- WHAT YOU SHOULD DO -
Without the images, write out all of the following entries exactly.

- PROVIDED RECORDS -

========================================

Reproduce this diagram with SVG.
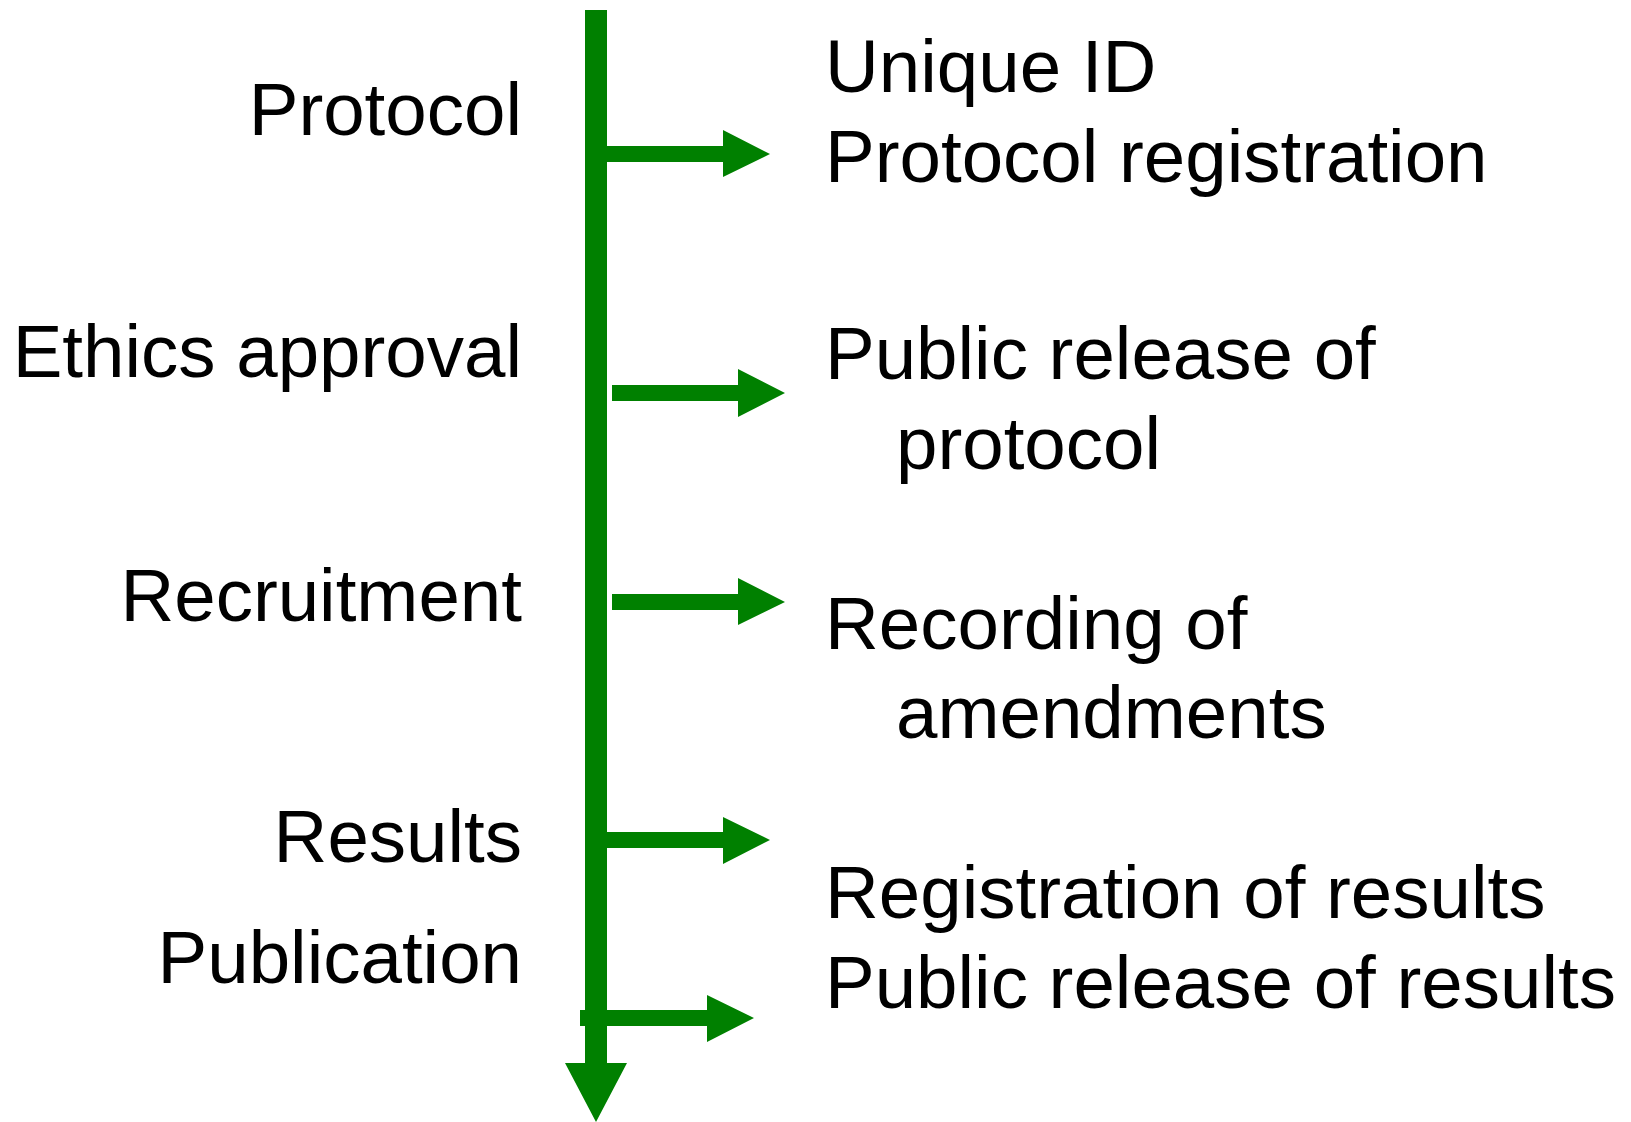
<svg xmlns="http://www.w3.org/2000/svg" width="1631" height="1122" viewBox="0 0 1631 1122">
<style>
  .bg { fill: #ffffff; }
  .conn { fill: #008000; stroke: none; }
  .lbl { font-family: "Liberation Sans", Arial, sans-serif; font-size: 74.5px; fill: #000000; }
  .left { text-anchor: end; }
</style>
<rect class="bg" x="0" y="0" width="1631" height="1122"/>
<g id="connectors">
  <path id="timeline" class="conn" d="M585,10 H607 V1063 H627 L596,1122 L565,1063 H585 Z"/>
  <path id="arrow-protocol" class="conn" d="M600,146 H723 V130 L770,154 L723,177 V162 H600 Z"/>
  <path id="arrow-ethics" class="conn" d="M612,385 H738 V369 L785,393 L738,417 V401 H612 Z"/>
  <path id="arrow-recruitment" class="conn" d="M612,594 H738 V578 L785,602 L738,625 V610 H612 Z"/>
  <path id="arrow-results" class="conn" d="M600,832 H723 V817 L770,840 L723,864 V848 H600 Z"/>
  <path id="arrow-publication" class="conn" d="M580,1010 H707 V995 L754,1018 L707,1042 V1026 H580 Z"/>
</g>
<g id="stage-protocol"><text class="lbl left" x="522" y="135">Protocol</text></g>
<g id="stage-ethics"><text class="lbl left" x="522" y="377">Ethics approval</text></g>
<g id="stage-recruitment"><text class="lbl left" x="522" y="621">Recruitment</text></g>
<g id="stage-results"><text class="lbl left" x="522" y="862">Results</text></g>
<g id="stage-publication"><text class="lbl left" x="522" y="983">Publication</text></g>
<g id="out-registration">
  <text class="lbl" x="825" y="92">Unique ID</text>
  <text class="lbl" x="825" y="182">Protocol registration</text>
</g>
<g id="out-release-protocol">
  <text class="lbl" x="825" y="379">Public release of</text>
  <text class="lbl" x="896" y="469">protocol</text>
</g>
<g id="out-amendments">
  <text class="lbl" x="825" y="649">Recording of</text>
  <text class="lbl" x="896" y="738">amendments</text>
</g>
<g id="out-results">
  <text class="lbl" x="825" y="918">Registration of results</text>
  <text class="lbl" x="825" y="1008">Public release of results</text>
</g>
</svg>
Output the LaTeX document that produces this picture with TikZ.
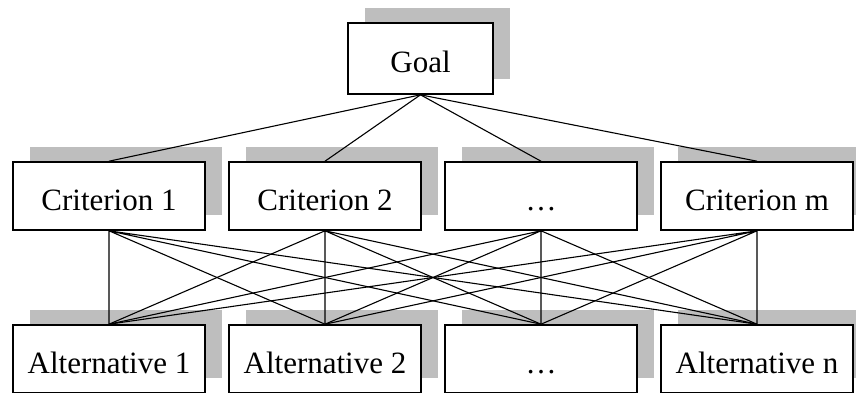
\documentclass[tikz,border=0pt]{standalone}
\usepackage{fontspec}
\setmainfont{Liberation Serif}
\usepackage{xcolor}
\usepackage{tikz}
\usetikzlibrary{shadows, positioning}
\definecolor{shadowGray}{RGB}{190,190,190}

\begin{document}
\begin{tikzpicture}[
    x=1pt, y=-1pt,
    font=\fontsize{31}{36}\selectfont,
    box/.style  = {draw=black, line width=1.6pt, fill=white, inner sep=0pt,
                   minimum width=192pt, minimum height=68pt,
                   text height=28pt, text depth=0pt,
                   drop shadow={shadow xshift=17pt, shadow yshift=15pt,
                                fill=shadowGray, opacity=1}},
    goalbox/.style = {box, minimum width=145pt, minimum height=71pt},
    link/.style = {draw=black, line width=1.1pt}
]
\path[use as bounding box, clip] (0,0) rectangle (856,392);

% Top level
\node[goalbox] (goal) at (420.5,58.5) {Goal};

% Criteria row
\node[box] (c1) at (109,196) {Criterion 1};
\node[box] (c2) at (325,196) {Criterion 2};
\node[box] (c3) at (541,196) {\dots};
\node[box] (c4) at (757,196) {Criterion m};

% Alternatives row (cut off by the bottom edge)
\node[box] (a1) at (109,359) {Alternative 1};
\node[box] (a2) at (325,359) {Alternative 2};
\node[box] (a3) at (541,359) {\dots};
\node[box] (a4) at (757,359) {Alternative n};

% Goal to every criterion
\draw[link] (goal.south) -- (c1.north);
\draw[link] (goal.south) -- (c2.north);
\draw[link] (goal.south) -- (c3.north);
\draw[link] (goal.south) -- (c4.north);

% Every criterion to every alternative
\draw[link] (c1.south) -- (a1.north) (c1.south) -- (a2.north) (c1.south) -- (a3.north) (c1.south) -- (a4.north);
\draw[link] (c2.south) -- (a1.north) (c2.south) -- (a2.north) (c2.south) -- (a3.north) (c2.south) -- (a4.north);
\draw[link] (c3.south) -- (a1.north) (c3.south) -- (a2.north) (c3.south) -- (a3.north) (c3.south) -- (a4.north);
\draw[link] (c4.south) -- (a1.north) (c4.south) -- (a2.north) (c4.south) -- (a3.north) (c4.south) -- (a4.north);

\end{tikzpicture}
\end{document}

========================================

- IN RESPONSE -
Reproduce this diagram with SVG.
<svg xmlns="http://www.w3.org/2000/svg" width="1631" height="1122" viewBox="0 0 1631 1122">
<style>
  .bg { fill: #ffffff; }
  .conn { fill: #008000; stroke: none; }
  .lbl { font-family: "Liberation Sans", Arial, sans-serif; font-size: 74.5px; fill: #000000; }
  .left { text-anchor: end; }
</style>
<rect class="bg" x="0" y="0" width="1631" height="1122"/>
<g id="connectors">
  <path id="timeline" class="conn" d="M585,10 H607 V1063 H627 L596,1122 L565,1063 H585 Z"/>
  <path id="arrow-protocol" class="conn" d="M600,146 H723 V130 L770,154 L723,177 V162 H600 Z"/>
  <path id="arrow-ethics" class="conn" d="M612,385 H738 V369 L785,393 L738,417 V401 H612 Z"/>
  <path id="arrow-recruitment" class="conn" d="M612,594 H738 V578 L785,602 L738,625 V610 H612 Z"/>
  <path id="arrow-results" class="conn" d="M600,832 H723 V817 L770,840 L723,864 V848 H600 Z"/>
  <path id="arrow-publication" class="conn" d="M580,1010 H707 V995 L754,1018 L707,1042 V1026 H580 Z"/>
</g>
<g id="stage-protocol"><text class="lbl left" x="522" y="135">Protocol</text></g>
<g id="stage-ethics"><text class="lbl left" x="522" y="377">Ethics approval</text></g>
<g id="stage-recruitment"><text class="lbl left" x="522" y="621">Recruitment</text></g>
<g id="stage-results"><text class="lbl left" x="522" y="862">Results</text></g>
<g id="stage-publication"><text class="lbl left" x="522" y="983">Publication</text></g>
<g id="out-registration">
  <text class="lbl" x="825" y="92">Unique ID</text>
  <text class="lbl" x="825" y="182">Protocol registration</text>
</g>
<g id="out-release-protocol">
  <text class="lbl" x="825" y="379">Public release of</text>
  <text class="lbl" x="896" y="469">protocol</text>
</g>
<g id="out-amendments">
  <text class="lbl" x="825" y="649">Recording of</text>
  <text class="lbl" x="896" y="738">amendments</text>
</g>
<g id="out-results">
  <text class="lbl" x="825" y="918">Registration of results</text>
  <text class="lbl" x="825" y="1008">Public release of results</text>
</g>
</svg>
Output the LaTeX document that produces this picture with TikZ.
\documentclass[tikz,border=0pt]{standalone}
\usepackage{fontspec}
\setmainfont{Liberation Serif}
\usepackage{xcolor}
\usepackage{tikz}
\usetikzlibrary{shadows, positioning}
\definecolor{shadowGray}{RGB}{190,190,190}

\begin{document}
\begin{tikzpicture}[
    x=1pt, y=-1pt,
    font=\fontsize{31}{36}\selectfont,
    box/.style  = {draw=black, line width=1.6pt, fill=white, inner sep=0pt,
                   minimum width=192pt, minimum height=68pt,
                   text height=28pt, text depth=0pt,
                   drop shadow={shadow xshift=17pt, shadow yshift=15pt,
                                fill=shadowGray, opacity=1}},
    goalbox/.style = {box, minimum width=145pt, minimum height=71pt},
    link/.style = {draw=black, line width=1.1pt}
]
\path[use as bounding box, clip] (0,0) rectangle (856,392);

% Top level
\node[goalbox] (goal) at (420.5,58.5) {Goal};

% Criteria row
\node[box] (c1) at (109,196) {Criterion 1};
\node[box] (c2) at (325,196) {Criterion 2};
\node[box] (c3) at (541,196) {\dots};
\node[box] (c4) at (757,196) {Criterion m};

% Alternatives row (cut off by the bottom edge)
\node[box] (a1) at (109,359) {Alternative 1};
\node[box] (a2) at (325,359) {Alternative 2};
\node[box] (a3) at (541,359) {\dots};
\node[box] (a4) at (757,359) {Alternative n};

% Goal to every criterion
\draw[link] (goal.south) -- (c1.north);
\draw[link] (goal.south) -- (c2.north);
\draw[link] (goal.south) -- (c3.north);
\draw[link] (goal.south) -- (c4.north);

% Every criterion to every alternative
\draw[link] (c1.south) -- (a1.north) (c1.south) -- (a2.north) (c1.south) -- (a3.north) (c1.south) -- (a4.north);
\draw[link] (c2.south) -- (a1.north) (c2.south) -- (a2.north) (c2.south) -- (a3.north) (c2.south) -- (a4.north);
\draw[link] (c3.south) -- (a1.north) (c3.south) -- (a2.north) (c3.south) -- (a3.north) (c3.south) -- (a4.north);
\draw[link] (c4.south) -- (a1.north) (c4.south) -- (a2.north) (c4.south) -- (a3.north) (c4.south) -- (a4.north);

\end{tikzpicture}
\end{document}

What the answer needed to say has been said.